En la tercera sección (III. Del paisaje, sus pobladores) los campos que inundan las dos secciones anteriores se pueblan de habitantes sencillos que Isabel dota con la figura retórica de la prosopopeya para destacar la comunión universal e inviolable de todos los seres en su grandiosa humildad, siguiendo los pasos del budismo zen, en el que una mota de polvo encierra todo el universo. “Tiemblan las hojas. / Son los álamos blancos/ cuando suspiran”.
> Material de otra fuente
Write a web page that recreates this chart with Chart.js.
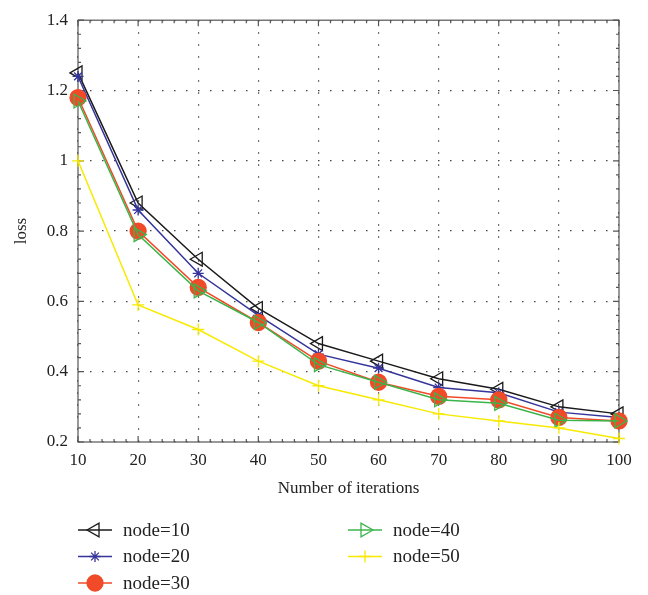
<!DOCTYPE html>
<html>
<head>
<meta charset="utf-8">
<script src="https://cdn.jsdelivr.net/npm/chart.js@4.4.1/dist/chart.umd.min.js"></script>
<style>
html, body { margin: 0; padding: 0; background: #fff; }
#wrap { width: 648px; height: 595px; }
</style>
</head>
<body>
<div id="wrap"><canvas id="lossChart"></canvas></div>
<script>
var iterations = [10, 20, 30, 40, 50, 60, 70, 80, 90, 100];
var node10 = [1.25, 0.88, 0.72, 0.58, 0.48, 0.43, 0.38, 0.35, 0.30, 0.28];
var node20 = [1.24, 0.86, 0.68, 0.56, 0.45, 0.41, 0.355, 0.34, 0.285, 0.27];
var node30 = [1.18, 0.80, 0.64, 0.54, 0.43, 0.37, 0.33, 0.32, 0.27, 0.26];
var node40 = [1.17, 0.79, 0.63, 0.54, 0.42, 0.37, 0.32, 0.31, 0.262, 0.26];
var node50 = [1.00, 0.59, 0.52, 0.43, 0.36, 0.32, 0.28, 0.26, 0.24, 0.21];
var seriesNames = ['node=10', 'node=20', 'node=30', 'node=40', 'node=50'];

var serif = '"Liberation Serif", "DejaVu Serif", serif';

function pts(vals) {
    return iterations.map(function(it, i) { return { x: it, y: vals[i] }; });
}

function series(name, vals, color, style, radius, rot, fill, order) {
    return {
        label: name,
        data: pts(vals),
        borderColor: color,
        borderWidth: 1.5,
        pointStyle: style,
        pointRadius: radius,
        pointHoverRadius: radius,
        pointRotation: rot,
        pointBorderColor: color,
        pointBackgroundColor: fill,
        pointBorderWidth: 1.3,
        tension: 0,
        clip: false,
        order: order
    };
}

// inward ticks and full box, matlab style
var boxPlugin = {
    id: 'boxTicks',
    beforeDatasetsDraw: function(chart) {
        var a = chart.chartArea, ctx = chart.ctx;
        var xs = chart.scales.x, ys = chart.scales.y;
        ctx.save();
        ctx.strokeStyle = '#555';
        ctx.lineWidth = 1.2;
        ctx.strokeRect(a.left, a.top, a.right - a.left, a.bottom - a.top);
        ctx.beginPath();
        for (var v = 10; v <= 100; v += 2) {
            var px = xs.getPixelForValue(v);
            var len = (v % 10 === 0) ? 6 : 3;
            ctx.moveTo(px, a.bottom); ctx.lineTo(px, a.bottom - len);
            ctx.moveTo(px, a.top); ctx.lineTo(px, a.top + len);
        }
        for (var k = 0; k <= 30; k++) {
            var py = ys.getPixelForValue(0.2 + k * 0.04);
            var l = (k % 5 === 0) ? 6 : 3;
            ctx.moveTo(a.left, py); ctx.lineTo(a.left + l, py);
            ctx.moveTo(a.right, py); ctx.lineTo(a.right - l, py);
        }
        ctx.stroke();
        ctx.restore();
    }
};

// two column legend under the axis
var legendPlugin = {
    id: 'bottomLegend',
    afterDraw: function(chart) {
        var ctx = chart.ctx;
        chart.data.datasets.forEach(function(ds, i) {
            var col = Math.floor(i / 3), row = i % 3;
            var x = 78 + col * 270, y = 530 + row * 26.5;
            ctx.save();
            ctx.strokeStyle = ds.borderColor;
            ctx.lineWidth = ds.borderWidth;
            ctx.beginPath();
            ctx.moveTo(x, y); ctx.lineTo(x + 34, y);
            ctx.stroke();
            ctx.fillStyle = ds.pointBackgroundColor;
            ctx.strokeStyle = ds.pointBorderColor;
            ctx.lineWidth = ds.pointBorderWidth;
            Chart.helpers.drawPoint(ctx, {
                pointStyle: ds.pointStyle,
                rotation: ds.pointRotation,
                radius: ds.pointRadius,
                borderWidth: ds.pointBorderWidth
            }, x + 17, y);
            ctx.fillStyle = '#222';
            ctx.font = '19px ' + serif;
            ctx.textBaseline = 'middle';
            ctx.textAlign = 'left';
            ctx.fillText(ds.label, x + 45, y + 1);
            ctx.restore();
        });
    }
};

var ctx = document.getElementById('lossChart').getContext('2d');
var chart = new Chart(ctx, {
    type: 'line',
    data: {
        datasets: [
            series(seriesNames[0], node10, '#1a1a1a', 'triangle', 8, -90, 'rgba(0,0,0,0)', 5),
            series(seriesNames[1], node20, '#34349a', 'star', 5.5, 0, 'rgba(0,0,0,0)', 4),
            series(seriesNames[2], node30, '#f04a28', 'circle', 8, 0, '#f04a28', 3),
            series(seriesNames[3], node40, '#3cb44a', 'triangle', 8, 90, 'rgba(0,0,0,0)', 2),
            series(seriesNames[4], node50, '#f7ea00', 'cross', 6, 0, 'rgba(0,0,0,0)', 1)
        ]
    },
    options: {
        responsive: true,
        maintainAspectRatio: false,
        animation: false,
        layout: { padding: { left: 0, top: 16, right: 29, bottom: 95 } },
        plugins: {
            legend: { display: false },
            tooltip: { enabled: false }
        },
        scales: {
            x: {
                type: 'linear',
                min: 10,
                max: 100,
                afterFit: function(s) { s.height = 58; },
                ticks: {
                    stepSize: 10,
                    padding: 8,
                    color: '#222',
                    font: { family: serif, size: 17 }
                },
                grid: { color: '#444', lineWidth: 1.2, drawTicks: false },
                border: { display: false, dash: [1.5, 10.5] },
                title: {
                    display: true,
                    text: 'Number of iterations',
                    color: '#222',
                    font: { family: serif, size: 17 },
                    padding: { top: 0, bottom: 1 }
                }
            },
            y: {
                min: 0.2,
                max: 1.4,
                afterFit: function(s) { s.width = 78; },
                ticks: {
                    stepSize: 0.2,
                    padding: 10,
                    color: '#222',
                    font: { family: serif, size: 17 },
                    callback: function(v) { return +v.toFixed(1); }
                },
                grid: { color: '#444', lineWidth: 1.2, drawTicks: false },
                border: { display: false, dash: [1.5, 10.5] },
                title: {
                    display: true,
                    text: 'loss',
                    color: '#222',
                    font: { family: serif, size: 17 },
                    padding: { top: 11, bottom: 0 }
                }
            }
        }
    },
    plugins: [boxPlugin, legendPlugin]
});
</script>
</body>
</html>
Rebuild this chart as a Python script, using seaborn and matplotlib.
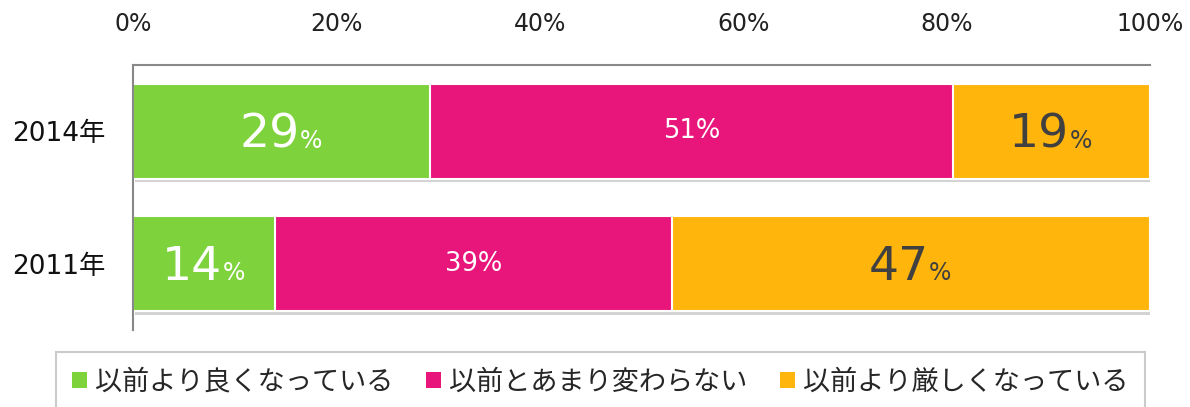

En el haiku “Soñaste, flor, / alas de mariposa/ y haces que vuelas.” La poeta lanza un guiño a una de las leyendas que se cuentan sobre el maestro Matsuo Bashō, principal exponente del haiku en el Japón del siglo XVII: Cierto día, este y su discípulo Kikaku iban caminando por el campo, y se quedaron contemplando las libélulas que revoloteaban sobre sus cabezas. Kikaku compuso en ese mismo momento este haiku: “¡Libélulas rojas!/ Quítales las alas/ y serán vainas de pimienta.”, que el maestro reprobó y corrigió en este otro: “¡Vainas de pimienta!/ Añádeles alas/ y serán libélulas.” porque le ofendía que de ese modo Kikaku hubiera “matado” a la libélula. La apuesta redentora de la poeta es la misma y el gesto no es baladí por cuanto que su postura ética es siempre un canto apasionado a la vida. De ahí versos como el siguiente: “En este instante/ late el fruto en la flor. / Honda esperanza.”, entre otros muchos.

En la última sección del libro (IV. Meses del año) Isabel retoma un tema capital del haiku clásico que es el de las estaciones a través de doce composiciones dedicadas a cada uno de los meses del calendario. El sentido cíclico de “mundo cambiante”, como las xilografías de Hiroshige a las hemos aludido más arriba,  representa para ella la principal vía de expresión: La poeta pretende ser  una modesta intérprete de la naturaleza, evocando la metamorfosis de la atmósfera al compás de los períodos mensuales. Esta fijación por la circularidad cronológica en la percepción de cada una de la docena de composiciones, se convierte en un elemento con significado propio, más allá de ser sólo un acontecimiento visual y estético. Veamos, por ejemplo: “Marzo despierta/ con sus cambios de humor/ a los que duermen”, en el que parecen resonar ecos de la vieja expresión inglesa “loco como una liebre en marzo” que aparece en la compilación de proverbios de John Heywood y que retomara también Lewis Carroll para su Alicia.

Estamos, pues, ante un pequeño gran libro, que viene a refrendar palmariamente que la poeta Isabel Fernández Bernaldo de Quirós ha atravesado el Rubicón en su corta pero intensa carrera literaria para mostrarse en sazón, en un salto cualitativo que esperemos que se vaya consolidando cada vez más, con conquistas nuevas, para bien de la poesía actual, tan aquejada de tics rutinarios y modas insufribles que arruinan el instante, el sublime instante eterno de la gran creación. ¡Confiamos ciegamente en ello!